I looked at this person, someone who could only be described as dapper, poised and articulate, someone who had gone in my mind from the “kid in high school” to an accomplished and successful man in an instant, and I felt he was being logically honest but emotionally, perhaps, not fully forthright. Off the cuff and at the moment, he answered from his brain. A few hours later, he answered from his heart via an email.
I’ve been thinking about your question, “Were you born a hundred years too late?” Perhaps not a hundred, but certainly fifty. Whenever I start yearning for another time, however, I think of the message—as I see it—of Woody Allen’s MIDNIGHT IN PARIS: Each generation thinks the generation before had it better, lived in a better, golden era. Had I been born in 1913, I may well have found the 30s and 40s to be mundane and wished for the glories of the 1880s…
It is so easy to wax nostalgic about the past, the “good old days”, words I heard my own parents use while I was growing up. When I was a child, we not only did not lock the doors to our home, we didn’t even have the keys to the locks. I remember one time when my years were numbered as a single digit, a bully began chasing a friend and me — we simply ran into someone’s house. Naturally, it was easy enough since their doors weren’t locked. And, of course, the people living there did not freak out at the sight of two frightened-looking children standing in their foyer. There is a lot to be said of that era of relative innocence, a pre-terrorist time when Andy Griffith was not only alive, but was still sharing stories from Mayberry on the single bulky television sets that, by then, most families had managed to acquire.

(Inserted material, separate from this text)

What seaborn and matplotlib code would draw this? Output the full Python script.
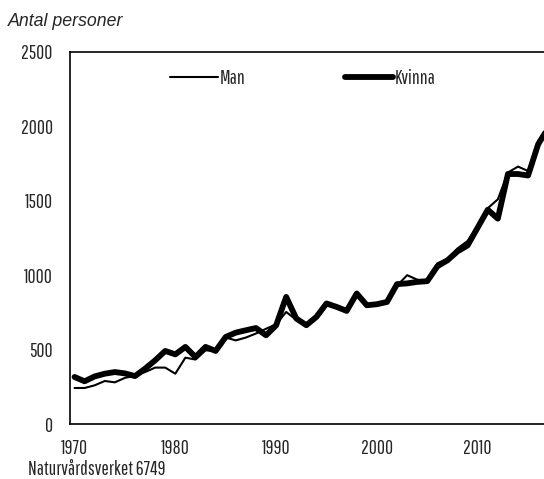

After considering my friend’s words, I now realize there has been no perfect era in the annals of time. Each era carries positives and negatives, some of the latter being downright horrific. Without saying it specifically, my friend was the embodiment of the best of times. He lives his life by selecting the best elements of the past and carrying them with him into the present and the future. His debonair personality and dress and his chivalrous behavior harks back to a past golden age, perhaps several different ages, yet my friend lives fully in the moment. I think his way of taking the best from the past and carrying it with him in the present makes for the best of times right now.
I was born at the right time — I think we all were. We all have our own ideas of the good old days. Fortunately, as my friend so brilliantly has proven, we can choose to bring the good old days with us into the present. Perhaps if more of us did that, the world would be a better place. But if nothing else, I know I was born at the right time. Unlike my friend Joe, and despite my sincere wishes to the contrary, I look like a moron in a fedora.